One of the specific things I’m proud of is the different teams we’ve built and knowing that the girls in the team are developing and building their confidence and seeing them progress from coming in quite shy and then leaving us super sassy and bold and amazing.  We’ve stuck to our girl power philosophy and to recruit we meet with loads of girls and they aren’t just picked staff because they are amazing bakers with fantastic skillsets – it’s that, but also if they’ve got room to grow and if they are incredible humans!

Just because one person’s definition of success looks like one thing, it doesn’t mean yours needs to

Who in your life do you respect for being bold?

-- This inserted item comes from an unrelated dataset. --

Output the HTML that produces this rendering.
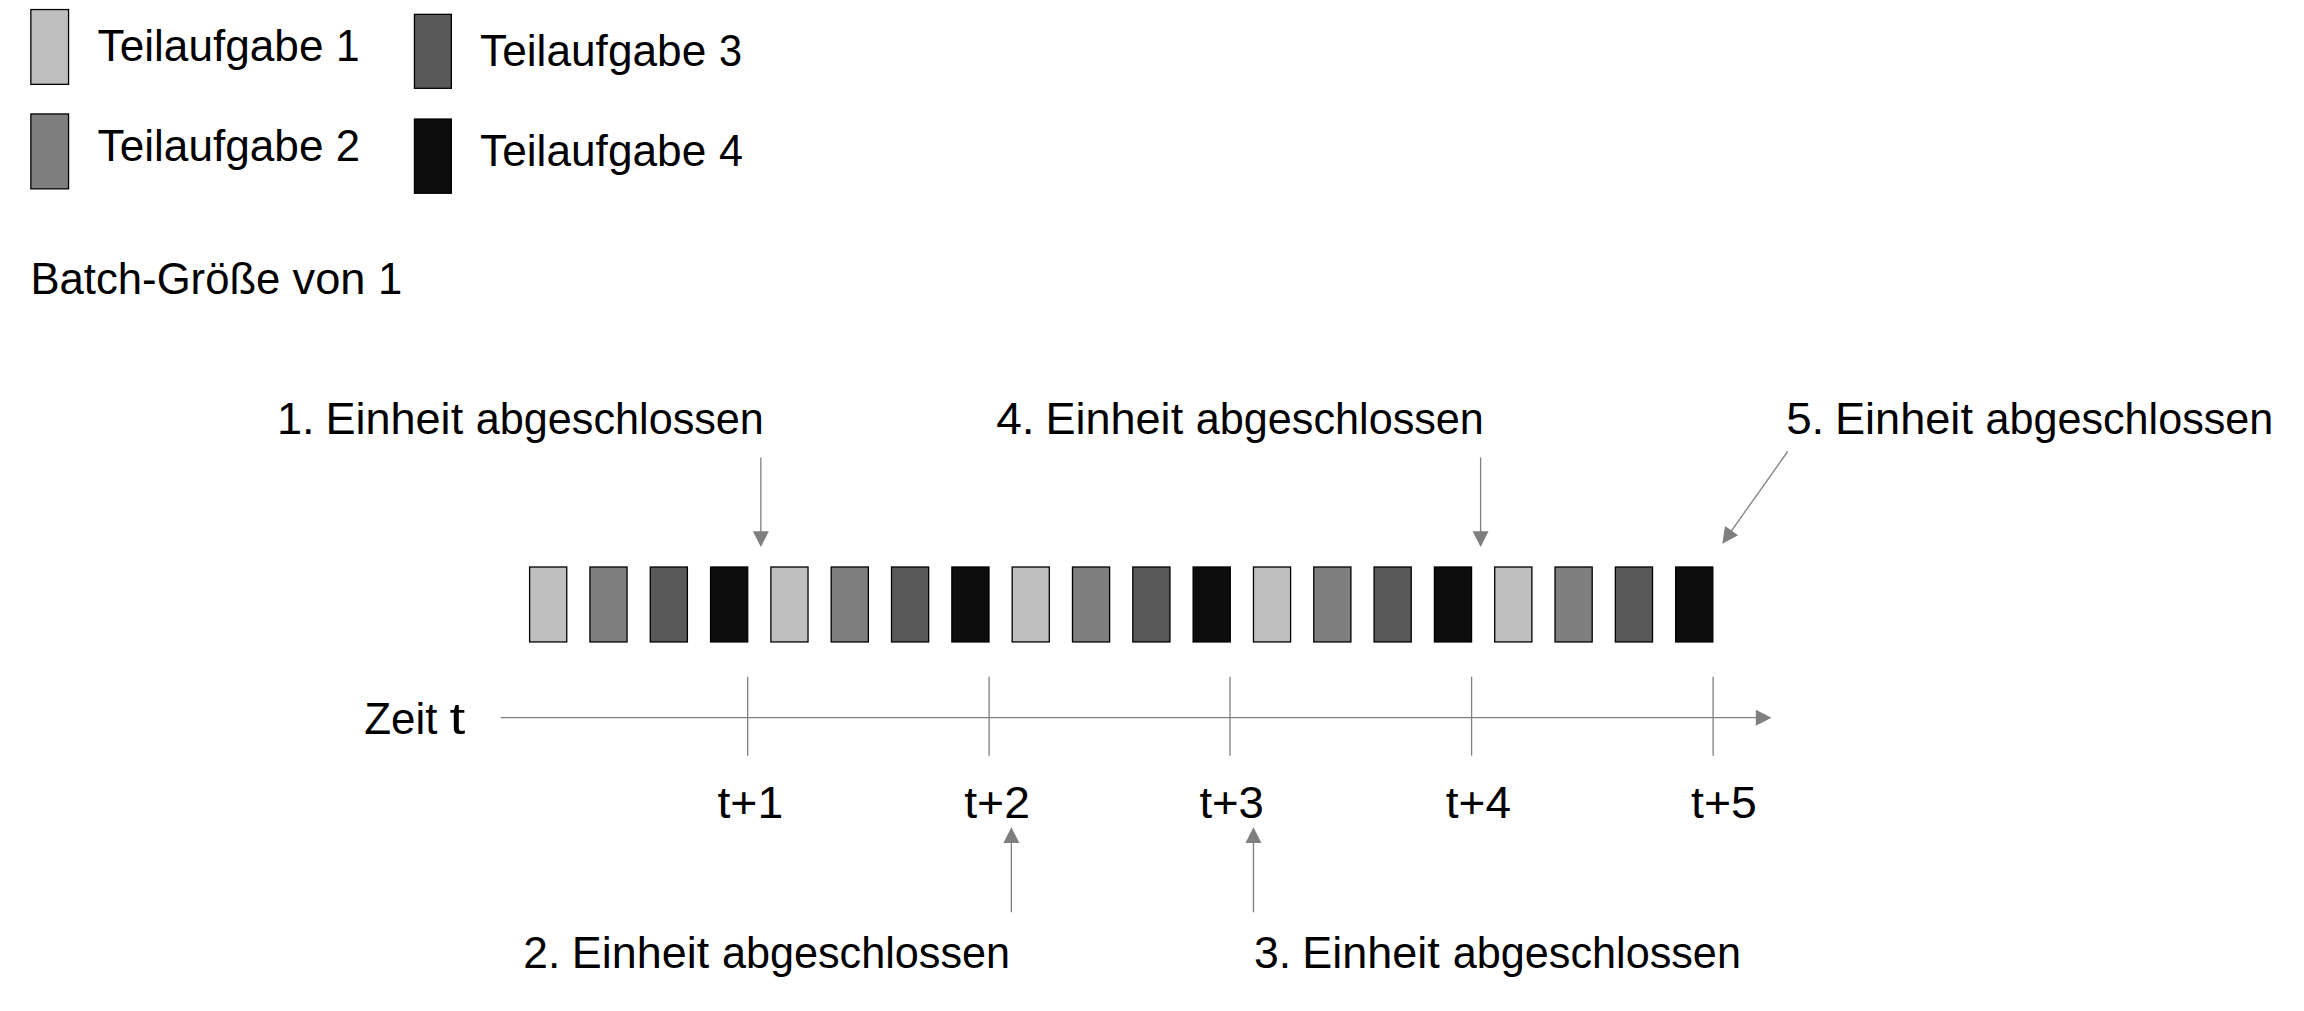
<!DOCTYPE html>
<html lang="de">
<head>
<meta charset="utf-8">
<title>Batch-Größe von 1</title>
<style>
html,body{margin:0;padding:0;background:#fff;}
body{width:2304px;height:1011px;overflow:hidden;}
svg{display:block;}
text{font-family:"Liberation Sans",sans-serif;font-size:44.5px;fill:#000;}
.bx{stroke:#000;stroke-width:1.3;}
.ln{stroke:#7f7f7f;stroke-width:1.3;fill:none;}
.ah{fill:#7f7f7f;stroke:none;}
</style>
</head>
<body>
<svg width="2304" height="1011" viewBox="0 0 2304 1011" role="img" aria-label="Batch-Größe von 1: Zeitachse mit Teilaufgaben">
<rect x="0" y="0" width="2304" height="1011" fill="#ffffff"/>

<g id="legend-swatches">
<rect class="bx" x="30.85" y="9.55" width="37.70" height="74.80" fill="#bfbfbf"/>
<rect class="bx" x="30.85" y="113.95" width="37.70" height="74.90" fill="#7f7f7f"/>
<rect class="bx" x="414.45" y="14.35" width="36.90" height="73.95" fill="#595959"/>
<rect class="bx" x="414.45" y="119.05" width="36.90" height="74.20" fill="#0d0d0d"/>
</g>
<g id="task-bars">
<rect class="bx" x="529.60" y="567.00" width="37.15" height="74.95" fill="#bfbfbf"/>
<rect class="bx" x="589.92" y="567.00" width="37.15" height="74.95" fill="#7f7f7f"/>
<rect class="bx" x="650.24" y="567.00" width="37.15" height="74.95" fill="#595959"/>
<rect class="bx" x="710.56" y="567.00" width="37.15" height="74.95" fill="#0d0d0d"/>
<rect class="bx" x="770.88" y="567.00" width="37.15" height="74.95" fill="#bfbfbf"/>
<rect class="bx" x="831.20" y="567.00" width="37.15" height="74.95" fill="#7f7f7f"/>
<rect class="bx" x="891.52" y="567.00" width="37.15" height="74.95" fill="#595959"/>
<rect class="bx" x="951.84" y="567.00" width="37.15" height="74.95" fill="#0d0d0d"/>
<rect class="bx" x="1012.16" y="567.00" width="37.15" height="74.95" fill="#bfbfbf"/>
<rect class="bx" x="1072.48" y="567.00" width="37.15" height="74.95" fill="#7f7f7f"/>
<rect class="bx" x="1132.80" y="567.00" width="37.15" height="74.95" fill="#595959"/>
<rect class="bx" x="1193.12" y="567.00" width="37.15" height="74.95" fill="#0d0d0d"/>
<rect class="bx" x="1253.44" y="567.00" width="37.15" height="74.95" fill="#bfbfbf"/>
<rect class="bx" x="1313.76" y="567.00" width="37.15" height="74.95" fill="#7f7f7f"/>
<rect class="bx" x="1374.08" y="567.00" width="37.15" height="74.95" fill="#595959"/>
<rect class="bx" x="1434.40" y="567.00" width="37.15" height="74.95" fill="#0d0d0d"/>
<rect class="bx" x="1494.72" y="567.00" width="37.15" height="74.95" fill="#bfbfbf"/>
<rect class="bx" x="1555.04" y="567.00" width="37.15" height="74.95" fill="#7f7f7f"/>
<rect class="bx" x="1615.36" y="567.00" width="37.15" height="74.95" fill="#595959"/>
<rect class="bx" x="1675.68" y="567.00" width="37.15" height="74.95" fill="#0d0d0d"/>
</g>
<g id="time-axis">
<line class="ln" x1="500.7" y1="717.7" x2="1757" y2="717.7"/>
<polygon class="ah" points="1771.5,717.7 1755.8,709.8 1755.8,725.8"/>
<line class="ln" x1="747.65" y1="676.8" x2="747.65" y2="755.7"/>
<line class="ln" x1="989.10" y1="676.8" x2="989.10" y2="755.7"/>
<line class="ln" x1="1230.00" y1="676.8" x2="1230.00" y2="755.7"/>
<line class="ln" x1="1471.60" y1="676.8" x2="1471.60" y2="755.7"/>
<line class="ln" x1="1713.10" y1="676.8" x2="1713.10" y2="755.7"/>
</g>
<g id="annotation-arrows">
<line class="ln" x1="760.85" y1="457.50" x2="760.85" y2="533.10"/>
<polygon class="ah" points="760.85,547.10 752.85,531.30 768.85,531.30"/>
<line class="ln" x1="1480.60" y1="457.50" x2="1480.60" y2="533.10"/>
<polygon class="ah" points="1480.60,547.10 1472.60,531.30 1488.60,531.30"/>
<line class="ln" x1="1011.35" y1="912.30" x2="1011.35" y2="841.30"/>
<polygon class="ah" points="1011.35,827.30 1003.35,842.90 1019.35,842.90"/>
<line class="ln" x1="1253.45" y1="912.30" x2="1253.45" y2="841.30"/>
<polygon class="ah" points="1253.45,827.30 1245.45,842.90 1261.45,842.90"/>
<line class="ln" x1="1787.70" y1="451.50" x2="1730.40" y2="532.28"/>
<polygon class="ah" points="1722.30,543.70 1725.03,526.02 1738.08,535.28"/>
</g>
<g id="labels">
<text y="61"><tspan x="97.57" textLength="225.93" lengthAdjust="spacingAndGlyphs">Teilaufgabe</tspan> <tspan x="336.06" textLength="23.56" lengthAdjust="spacingAndGlyphs">1</tspan></text>
<text y="161"><tspan x="97.57" textLength="225.93" lengthAdjust="spacingAndGlyphs">Teilaufgabe</tspan> <tspan x="335.70" textLength="24.29" lengthAdjust="spacingAndGlyphs">2</tspan></text>
<text y="66"><tspan x="480.10" textLength="226.18" lengthAdjust="spacingAndGlyphs">Teilaufgabe</tspan> <tspan x="719.05" textLength="23.05" lengthAdjust="spacingAndGlyphs">3</tspan></text>
<text y="166"><tspan x="480.10" textLength="226.18" lengthAdjust="spacingAndGlyphs">Teilaufgabe</tspan> <tspan x="718.88" textLength="24.00" lengthAdjust="spacingAndGlyphs">4</tspan></text>
<text y="294"><tspan x="30.43" textLength="249.99" lengthAdjust="spacingAndGlyphs">Batch-Größe</tspan> <tspan x="292.59" textLength="72.90" lengthAdjust="spacingAndGlyphs">von</tspan> <tspan x="377.99" textLength="24.25" lengthAdjust="spacingAndGlyphs">1</tspan></text>
<text y="434"><tspan x="276.97" textLength="37.64" lengthAdjust="spacingAndGlyphs">1.</tspan> <tspan x="325.41" textLength="137.75" lengthAdjust="spacingAndGlyphs">Einheit</tspan> <tspan x="475.80" textLength="288.09" lengthAdjust="spacingAndGlyphs">abgeschlossen</tspan></text>
<text y="434"><tspan x="996.31" textLength="38.36" lengthAdjust="spacingAndGlyphs">4.</tspan> <tspan x="1045.41" textLength="137.75" lengthAdjust="spacingAndGlyphs">Einheit</tspan> <tspan x="1195.80" textLength="288.09" lengthAdjust="spacingAndGlyphs">abgeschlossen</tspan></text>
<text y="434"><tspan x="1786.15" textLength="38.19" lengthAdjust="spacingAndGlyphs">5.</tspan> <tspan x="1834.95" textLength="138.01" lengthAdjust="spacingAndGlyphs">Einheit</tspan> <tspan x="1985.49" textLength="287.83" lengthAdjust="spacingAndGlyphs">abgeschlossen</tspan></text>
<text y="968"><tspan x="523.28" textLength="36.95" lengthAdjust="spacingAndGlyphs">2.</tspan> <tspan x="571.84" textLength="137.29" lengthAdjust="spacingAndGlyphs">Einheit</tspan> <tspan x="721.88" textLength="288.23" lengthAdjust="spacingAndGlyphs">abgeschlossen</tspan></text>
<text y="968"><tspan x="1253.96" textLength="37.11" lengthAdjust="spacingAndGlyphs">3.</tspan> <tspan x="1302.25" textLength="137.59" lengthAdjust="spacingAndGlyphs">Einheit</tspan> <tspan x="1452.81" textLength="288.11" lengthAdjust="spacingAndGlyphs">abgeschlossen</tspan></text>
<text y="734"><tspan x="364.27" textLength="73.16" lengthAdjust="spacingAndGlyphs">Zeit</tspan> <tspan x="449.58" textLength="15.79" lengthAdjust="spacingAndGlyphs">t</tspan></text>
<text y="818"><tspan x="717.42" textLength="65.79" lengthAdjust="spacingAndGlyphs">t+1</tspan></text>
<text y="818"><tspan x="964.24" textLength="65.68" lengthAdjust="spacingAndGlyphs">t+2</tspan></text>
<text y="818"><tspan x="1199.42" textLength="64.53" lengthAdjust="spacingAndGlyphs">t+3</tspan></text>
<text y="818"><tspan x="1445.84" textLength="65.14" lengthAdjust="spacingAndGlyphs">t+4</tspan></text>
<text y="818"><tspan x="1691.08" textLength="65.79" lengthAdjust="spacingAndGlyphs">t+5</tspan></text>
</g>
</svg>
</body>
</html>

My sister is a total inspiration to me. She’s taught me to follow my intuition and your gut and always be true to myself. And just because one person’s definition of success looks like one thing, it doesn’t mean yours needs to.

What one thing would you like to see happen to improve gender equality in your society?

To level gender equality I would really like to encourage more women to create their own ventures – whether a business, a network, or events and group activities. If what exists doesn’t appeal or work for us I think we should be making out own rules and creating the world we want – setting the salaries and conditions that we think make a good workplace – and creating the role models.